There are bright splashes of lighter-colored material on the asteroid that are still not identified, but scientists say it could be subsurface material ejected from impact craters.
Eros also has a large groove, rather like a deep wedge, gouged out of the middle of its potato shape. The groove, which researchers called a "saddle," has large peaks on two sides. The interior of the saddle is smooth, suggesting it is a fresh feature or that slumping of soil has covered evidence of cratering.
NEAR slipped into the orbit of Eros, named for the Greek god of love, on Valentine's Day and scientists are just starting to analyze data being collected by instruments aboard the spacecraft.
Eros is a space mountain, 21-by-8-by-8 miles in size, that orbits the sun. It currently is about 160 million miles from Earth.

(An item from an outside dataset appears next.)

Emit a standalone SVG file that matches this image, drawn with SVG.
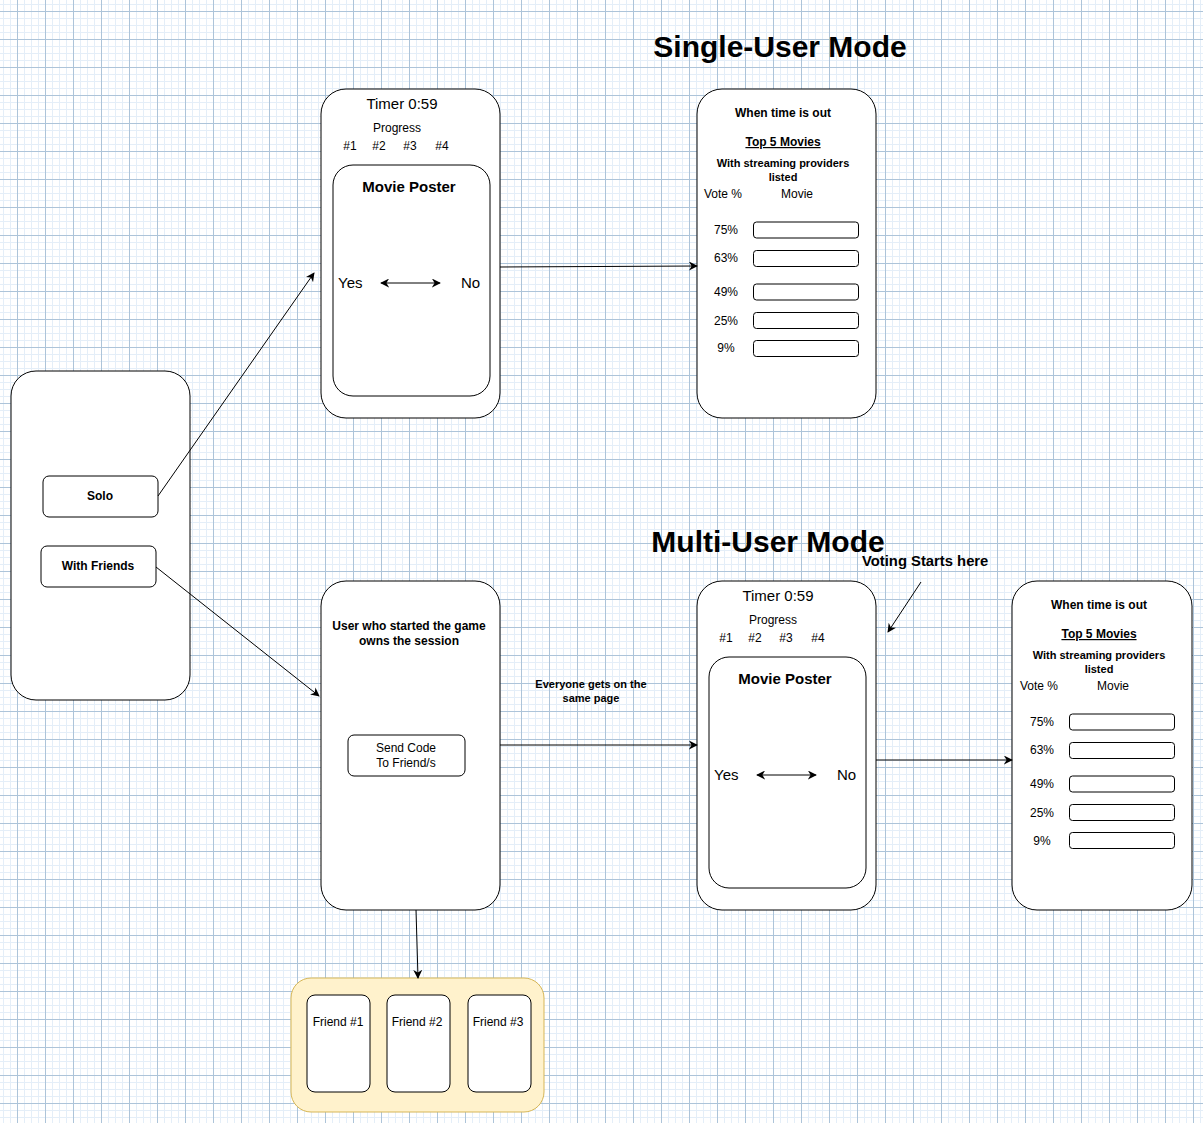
<svg xmlns="http://www.w3.org/2000/svg" width="1203" height="1123" viewBox="0 0 1203 1123">
<defs>
<pattern id="grid" patternUnits="userSpaceOnUse" x="17" y="11" width="28" height="28">
<rect width="28" height="28" fill="#ffffff"/>
<path d="M7.5 0V28M14.5 0V28M21.5 0V28M0 7.5H28M0 14.5H28M0 21.5H28" stroke="#e4eef8" stroke-width="1"/>
<path d="M0.5 0V28M0 0.5H28" stroke="#adc4d9" stroke-width="1"/>
</pattern>
<marker id="arr" viewBox="0 0 10 10" refX="9" refY="5" markerWidth="9" markerHeight="9" markerUnits="userSpaceOnUse" orient="auto">
<path d="M0 0L10 5L0 10L3 5Z" fill="#000"/>
</marker>
<marker id="arrs" viewBox="0 0 10 10" refX="1" refY="5" markerWidth="9" markerHeight="9" markerUnits="userSpaceOnUse" orient="auto">
<path d="M10 0L0 5L10 10L7 5Z" fill="#000"/>
</marker>
</defs>
<style>
.box{fill:#fff;stroke:#000;stroke-width:1}
.t{font-family:"Liberation Sans",Arial,sans-serif;fill:#000}
.c{text-anchor:middle}
.b{font-weight:bold}
.l{fill:none;stroke:#000;stroke-width:1}
</style>
<rect width="1203" height="1123" fill="url(#grid)"/>

<text class="t b c" x="780" y="57" font-size="30">Single-User Mode</text>
<text class="t b c" x="768" y="552" font-size="30">Multi-User Mode</text>
<text class="t b" x="862" y="566" font-size="14.8">Voting Starts here</text>

<g id="start">
<rect class="box" x="11" y="371" width="179" height="329" rx="25"/>
</g>
<g id="solo">
<rect class="box" x="43" y="476" width="115" height="41" rx="6"/>
<text class="t b c" x="100" y="500" font-size="12">Solo</text>
</g>
<g id="friends">
<rect class="box" x="41" y="546" width="115" height="41" rx="6"/>
<text class="t b c" x="98" y="570" font-size="12">With Friends</text>
</g>

<g id="single-vote">
<rect class="box" x="321" y="89" width="179" height="329" rx="25"/>
<text class="t c" x="402" y="109" font-size="15">Timer 0:59</text>
<text class="t c" x="397" y="132" font-size="12">Progress</text>
<text class="t c" x="350" y="150" font-size="12">#1</text>
<text class="t c" x="379" y="150" font-size="12">#2</text>
<text class="t c" x="410" y="150" font-size="12">#3</text>
<text class="t c" x="442" y="150" font-size="12">#4</text>
<rect class="box" x="333" y="165" width="157" height="231" rx="20"/>
<text class="t b c" x="409" y="192" font-size="15">Movie Poster</text>
<text class="t" x="338" y="288" font-size="15">Yes</text>
<text class="t" x="461" y="288" font-size="15">No</text>
<line class="l" x1="381" y1="283" x2="440" y2="283" marker-start="url(#arrs)" marker-end="url(#arr)"/>
</g>

<g id="single-result">
<rect class="box" x="697" y="89" width="179" height="329" rx="25"/>
<text class="t b c" x="783" y="117" font-size="12">When time is out</text>
<text class="t b c" x="783" y="146" font-size="12" text-decoration="underline">Top 5 Movies</text>
<text class="t b c" x="783" y="167" font-size="11">With streaming providers</text>
<text class="t b c" x="783" y="181" font-size="11">listed</text>
<text class="t" x="704" y="198" font-size="12">Vote %</text>
<text class="t" x="781" y="198" font-size="12">Movie</text>
<text class="t c" x="726" y="234" font-size="12">75%</text>
<text class="t c" x="726" y="262" font-size="12">63%</text>
<text class="t c" x="726" y="296" font-size="12">49%</text>
<text class="t c" x="726" y="325" font-size="12">25%</text>
<text class="t c" x="726" y="352" font-size="12">9%</text>
<rect class="box" x="753.5" y="222" width="105" height="16" rx="3"/>
<rect class="box" x="753.5" y="250.5" width="105" height="16" rx="3"/>
<rect class="box" x="753.5" y="284" width="105" height="16" rx="3"/>
<rect class="box" x="753.5" y="312.5" width="105" height="16" rx="3"/>
<rect class="box" x="753.5" y="340.5" width="105" height="16" rx="3"/>
</g>

<g id="session">
<rect class="box" x="321" y="581" width="179" height="329" rx="25"/>
<text class="t b c" x="409" y="630" font-size="12">User who started the game</text>
<text class="t b c" x="409" y="645" font-size="12">owns the session</text>
<rect class="box" x="348" y="735" width="117" height="41" rx="6"/>
<text class="t c" x="406" y="752" font-size="12">Send Code</text>
<text class="t c" x="406" y="767" font-size="12">To Friend/s</text>
</g>

<g id="multi-vote">
<rect class="box" x="697" y="581" width="179" height="329" rx="25"/>
<text class="t c" x="778" y="601" font-size="15">Timer 0:59</text>
<text class="t c" x="773" y="624" font-size="12">Progress</text>
<text class="t c" x="726" y="642" font-size="12">#1</text>
<text class="t c" x="755" y="642" font-size="12">#2</text>
<text class="t c" x="786" y="642" font-size="12">#3</text>
<text class="t c" x="818" y="642" font-size="12">#4</text>
<rect class="box" x="709" y="657" width="157" height="231" rx="20"/>
<text class="t b c" x="785" y="684" font-size="15">Movie Poster</text>
<text class="t" x="714" y="780" font-size="15">Yes</text>
<text class="t" x="837" y="780" font-size="15">No</text>
<line class="l" x1="757" y1="775" x2="816" y2="775" marker-start="url(#arrs)" marker-end="url(#arr)"/>
</g>

<g id="multi-result">
<rect class="box" x="1012" y="581" width="180" height="329" rx="25"/>
<text class="t b c" x="1099" y="609" font-size="12">When time is out</text>
<text class="t b c" x="1099" y="638" font-size="12" text-decoration="underline">Top 5 Movies</text>
<text class="t b c" x="1099" y="659" font-size="11">With streaming providers</text>
<text class="t b c" x="1099" y="673" font-size="11">listed</text>
<text class="t" x="1020" y="690" font-size="12">Vote %</text>
<text class="t" x="1097" y="690" font-size="12">Movie</text>
<text class="t c" x="1042" y="726" font-size="12">75%</text>
<text class="t c" x="1042" y="754" font-size="12">63%</text>
<text class="t c" x="1042" y="788" font-size="12">49%</text>
<text class="t c" x="1042" y="817" font-size="12">25%</text>
<text class="t c" x="1042" y="845" font-size="12">9%</text>
<rect class="box" x="1069.5" y="714" width="105" height="16" rx="3"/>
<rect class="box" x="1069.5" y="742.5" width="105" height="16" rx="3"/>
<rect class="box" x="1069.5" y="776" width="105" height="16" rx="3"/>
<rect class="box" x="1069.5" y="804.5" width="105" height="16" rx="3"/>
<rect class="box" x="1069.5" y="832.5" width="105" height="16" rx="3"/>
</g>

<g id="friends-group">
<rect x="291" y="978" width="253" height="134" rx="20" fill="#fff2cc" stroke="#d6b656" stroke-width="1"/>
<rect class="box" x="307" y="995" width="63" height="97" rx="8"/>
<text class="t c" x="338" y="1026" font-size="12">Friend #1</text>
<rect class="box" x="387" y="995" width="63" height="97" rx="8"/>
<text class="t c" x="417" y="1026" font-size="12">Friend #2</text>
<rect class="box" x="468" y="995" width="63" height="97" rx="8"/>
<text class="t c" x="498" y="1026" font-size="12">Friend #3</text>
</g>

<g id="connectors">
<line class="l" x1="158" y1="496" x2="314" y2="273" marker-end="url(#arr)"/>
<line class="l" x1="156" y1="567" x2="319" y2="696" marker-end="url(#arr)"/>
<line class="l" x1="500" y1="267" x2="697" y2="266" marker-end="url(#arr)"/>
<line class="l" x1="500" y1="745" x2="697" y2="745" marker-end="url(#arr)"/>
<text class="t b c" x="591" y="688" font-size="11">Everyone gets on the</text>
<text class="t b c" x="591" y="702" font-size="11">same page</text>
<line class="l" x1="876" y1="760" x2="1012" y2="760" marker-end="url(#arr)"/>
<line class="l" x1="416" y1="910" x2="418" y2="978" marker-end="url(#arr)"/>
<line class="l" x1="921" y1="582" x2="888" y2="632" marker-end="url(#arr)"/>
</g>
</svg>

Don Yeomans, a Jet Propulsion Laboratory researcher and chief of the radio science experiment, says Eros' gravitational tug is so light and the asteroid's shape is so irregular that it was "very tricky" to maintain NEAR in its orbit. Because of Eros' slight gravity, NEAR is orbiting the asteroid at a speed of just 2 mph. A spacecraft orbiting Earth typically travels at almost 7,000 mph.
"If someone on Earth weighed 200 pounds, they would weigh about two ounces on Eros," says Yeomans. "If I could jump three feet on Earth, I could jump a mile on Eros and almost go into orbit."